Starring: Damon Albarn, Graham Coxon, Alex James, Dave Rowntree
Running time: 104 mins
The pendulum of pop perception has a way of swinging back and forth with the seasons. Blur went from up-and-comers to no-hopers, then superstars, before suffering overexposure, breakdowns, artistic reinvention and collapse. Few things can spark re-evaluation like some time on the sidelines though, and Blur's live comeback last year was met with a considerable amount of good will from fans and critics alike. The band are unlikely to get back in the studio, leaving just memories, live recordings and this documentary as the headstone over the career of one of the most important British bands of the last 20 years.
No Distance Left To Run starts at the rehearsals for those shows before flitting back and forth in time, interspersing a chronological look at the band's 1989-2004 career with their live return. It's based mainly around talking head chats with drummer Dave Rowntree, bassist Alex James, guitarist Graham Coxon and frontman Damon Albarn, with the rest made up of archive clips and snippets from their live comebacks. The structure succeeds in telling the story of both the band's heyday and triumphant return, but the breakneck speed through the glory years sadly gives little room for any real depth or analysis.
Looking back, Blur's impact in the mid-'90s was as much a result of the interrelationship between its members as it was Damon Albarn's undisputed genius as a Zeitgeist-grabber and songwriter. No Distance Left To Run makes it clear that last year's comeback was more a healing exercise for Damon and Graham than a chance to get Blur back in the headlines. Sadly, only fleetingly at the beginning and end is any attempt made to scratch at this relationship. Even then, it's a light caress and you rarely have the sense of getting under the skin. One wonderful moment finds Coxon mumbling his gratitude for James's kind treatment of him in his 2007 memoir Bit Of A Blur, with a guileless James responding that he didn't realise that the guitarist never knew how he felt about him. Albarn's on-stage tears are affecting and his natter about the druids and "ancient rites" before playing Glastonbury provides some Tap-like smirks, but like much of the film - it's not a patch on his self-regarding ukulele playing in 2003 Britpop doc Live Forever. Moreover, the film's unquestioning acceptance of the Blur-centric view of British pop in the '90s is more than a bit irritating.
"Britpop," according to James, was "100% Damon Albarn's idea," restating the now-popular claim that Blur's Modern Life Is Rubbish was a sole beacon of Englishness in a sea of US Nirvana-clones and English shoegazers/baggy-come-latelys. The film doesn't simply underplay the contribution to British music of Blur's peers, it completely excludes them in a fit of revisionism.
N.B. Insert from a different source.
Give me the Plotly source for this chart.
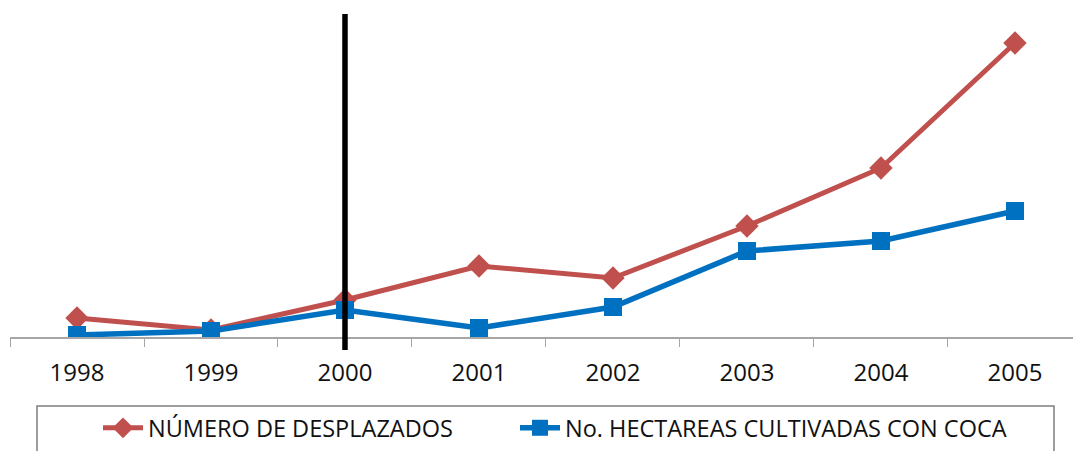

That the release of The Auteurs' New Wave and Suede's Mercury-winning self-titled debut pre-date that of Modern Life, is neatly forgotten in the rush to overstate Blur's importance. In fact, with the exception of a certain Manchester band and a throwaway mention of Stephen Malkmus, No Distance Left To Run gives you Blur in a bubble. Tantalising snippets of 'For Tomorrow', 'London Loves', 'The Universal' and 'Sing' show that there really isn't a need to go so over-the-top. Blur were fantastic, were important and were oh-so special - but their reputation isn't enhanced by this self-congratulatory snapshot.